Econ B2000, MA Econometrics
Kevin R Foster, the Colin Powell School at the City College of New York, CUNY
Fall 2019
Using PUMS NY data, consider how outcomes of interest vary with college major choice.
Form a group of 3 (again, invite someone new). Groups should prepare a 4-min presentation by one of the group members about their experiment process and results. You get 45 min to prepare.
This time, we reverse the order of steps from previous: first look at some of the data, then step back and think about it. (Not necessarily stating which order is best, just having you do meta-experiments on what is best way to do experiments)
Load the data into R Studio and find some means for your choice of subgroups. For now don’t get lost in looking at every major but maybe pick a couple of majors to compare (for example, Econ & Psych, but try to pick a different one).
What outcome might you consider? Wages? Of individual or family? Likelihood of working/unemployment? Of working fulltime and full year? Having health insurance? Owning a home? Housing costs as certain fraction of income? Commute time? Note some of those apply to the individual and some to the whole family.
How do those two groups differ, in who chooses that major? Are there differences in gender, race/ethnicity, ancestry, immigration status, or other characteristics?
After browsing around to look at various differences, pick a few that seem particularly interesting/relevant to you and focus there.

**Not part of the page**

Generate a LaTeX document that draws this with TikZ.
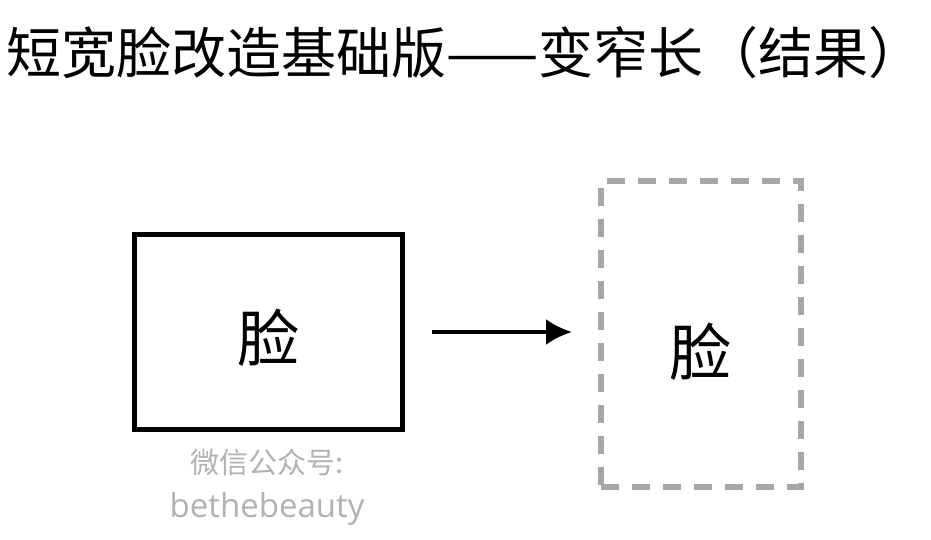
\documentclass[tikz,border=0pt]{standalone}
\usepackage{fontspec}
\usetikzlibrary{arrows.meta}
\setmainfont{Noto Sans CJK SC}
\newfontfamily\latn{Open Sans}
\begin{document}
\begin{tikzpicture}[x=1pt,y=1pt,
  facebox/.style={draw=black,line width=5pt,minimum width=268pt,minimum height=195pt,inner sep=0},
  dashbox/.style={draw=black!35,line width=6pt,dash pattern=on 18pt off 13pt,minimum width=200pt,minimum height=306pt,inner sep=0},
  wm/.style={text=black!30}]
\useasboundingbox (0,0) rectangle (931,540);
\node[anchor=west,inner sep=0pt,font=\fontsize{55}{58}\selectfont] (title) at (6,487) {短宽脸改造基础版——变窄长（结果）};
\node[facebox] (a) at (268.5,207.5) {};
\node[font=\fontsize{62}{66}\selectfont] (at) at (268,202) {脸};
\node[dashbox] (b) at (700.5,206) {};
\node[font=\fontsize{62}{66}\selectfont] (bt) at (700,188) {脸};
\coordinate (s) at (432,208);
\coordinate (e) at (572,208);
\draw[line width=4pt,-{Latex[length=26pt,width=26pt]}] (s) -- (e);
\node[wm,font=\fontsize{29}{31}\selectfont] (w1) at (267,78) {微信公众号:};
\node[wm,font=\latn\fontsize{33}{35}\selectfont] (w2) at (267,31) {bethebeauty};
\end{tikzpicture}
\end{document}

Now consider the experiment protocol after peeking at some of the data. You’re implicitly comparing a particular sample, of those people who finished a 4-year degree and reported information. What additional restrictions might you impose? Should you include retired people? People not in the labor force?
Have you dealt with all of the variable coding details such as top-coding?
Looking at subgroups, what is the size of the difference in outcome? What is the standard error of that difference measure? Using your stats knowledge, how confident are you, that the difference is actually there and not an artefact of sampling?
Look at the crosstabs and compute the marginal probabilities. How do those inform? To check if you did it right, compute some of the marginal probabilities using Bayes’ Theorem. Is your crosstab mutually exclusive and exhaustive?
As an exercise, once you normalize the data to the [0,1] interval, as with this function,
norm_varb <- function(X_in) { (X_in-min(X_in,na.rm = TRUE))/abs(max(X_in,na.rm = TRUE)-min(X_in, na.rm =TRUE)) }
How do the p-value and other statistical tests change (if at all)?
What other factors could explain the difference in outcome? Among your list of differences in who chooses the major, are there some potential confounders?
How can you best present this evidence – tables or graphs of different types? (Hint probably not raw R output, blech) McCloskey reminds that virtuosity can substitute for virtue in presenting an argument.
What additional evidence would you look at? What conclusions could you draw from that? How confident would you be, in the conclusions made? What other conclusions could be drawn, from that same evidence? If you were to try to persuade someone, imagine what evidence would be required to persuade a person with the opposite view?